Friday 19 October 2012

Dividing Lines

The retracement that I was talking about yesterday has been happening, but not quite as I expected, and while I'm still leaning bullish here, that might change today. On ES a little H&S has formed from the high and that has already broken down with a target at 1435. I said yesterday morning that my bull/bear line was support at 1444.5 and that's still true, but the likelihood that will be broken has increased considerably since then:
On the SPX 60min you can see the negative RSI (14) divergence that I was talking about yesterday morning, and you can see that another little H&S has formed there as well since then. It's worth noting too that the W bottom target was at 1462 and that has of course been reached. I'm seeing key support in the 1450 SPX area here, which fits with support on ES at 1444.50.

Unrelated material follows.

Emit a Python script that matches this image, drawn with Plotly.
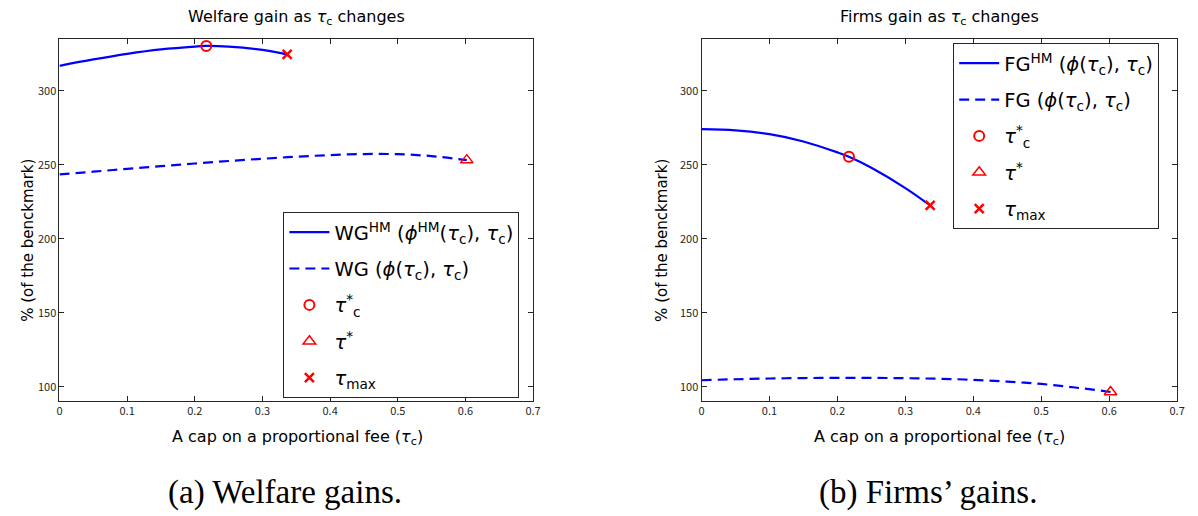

Once again the Dow 60min chart expresses the current position well. The obvious target is a retest of the highs, and the action over the last day looks like a bull flag to get us to that test. The negative RSI divergence is a concern however and we could break downwards here. 60min RSI divergence this definite tends to be seen at short term swing highs and lows of course:
The little H&S I was looking at on EURUSD yesterday morning broke down and has made it most of the way towards target. I have trendline support in the 1.302 area and level support in the 1.30 area. A break below 1.30 with any confidence would look very bearish and would most likely drag equities down with it:
I haven't posted the CL chart for a few days as it's essentially been dead in the water. That hasn't changed yet, but during this period a decent short term rising support trendline has been established, and a break below that would look significant. Until we see that happen the IHS forming on CL has me leaning bullish and if we live long enough to see CL break over 93.7 with any confidence the target would be in the 100 area:
I've been considering the AAPL chart on various timescales. The little double-bottom that broke up the other day failed badly shortly afterwards,and the setup on the daily chart looks very bearish still. The still unresolved H&S is targeting the 590-600 area, and the rally held the broken neckline on a daily closing basis while forming a bear flag. Support was found at the 100 DMA but the obvious target in this context is the 200 DMA in the 580 area. AAPL might well be a buy there, but it's still a sell here:
I've also been looking at the bigger picture TLT chart, as the double-top setup I have been watching has now definitely broken down. You can see that TLT has been struggling to get below a combination of the strong support level at 121.50 and the 200 DMA in the 120 area. It's worth noting here that this looks like a major bull/bear dividing line. If TLT breaks support with any confidence it will be in a bigger picture bear move with an obvious target to my eye at strong support in the 108 area. That would have big implications and I'll be watching TLT carefully:
The obvious upside target for the move this week has not yet been reached, but the bear side is looking more compelling. I would normally count a move on SPX to within 5 points of the daily upper bollinger band as a hit, and we saw that. The sort of negative RSI divergence here is normally seen at short term swing highs or lows. H&S patterns have formed on ES and SPX. If we see breaks below 1444.50 ES and 1450 SPX then the bear view that we are back in a short term downtrend of unknown duration will look very compelling, so I'll be watching those levels. A breakdown on EURUSD would also not help the bulls and I'll be watching the support levels at 1.302 and 1.30. until then I'm still favoring another move up into range resistance on ES, SPX and Dow, but with much less confidence than I was on Wednesday or Thursday morning.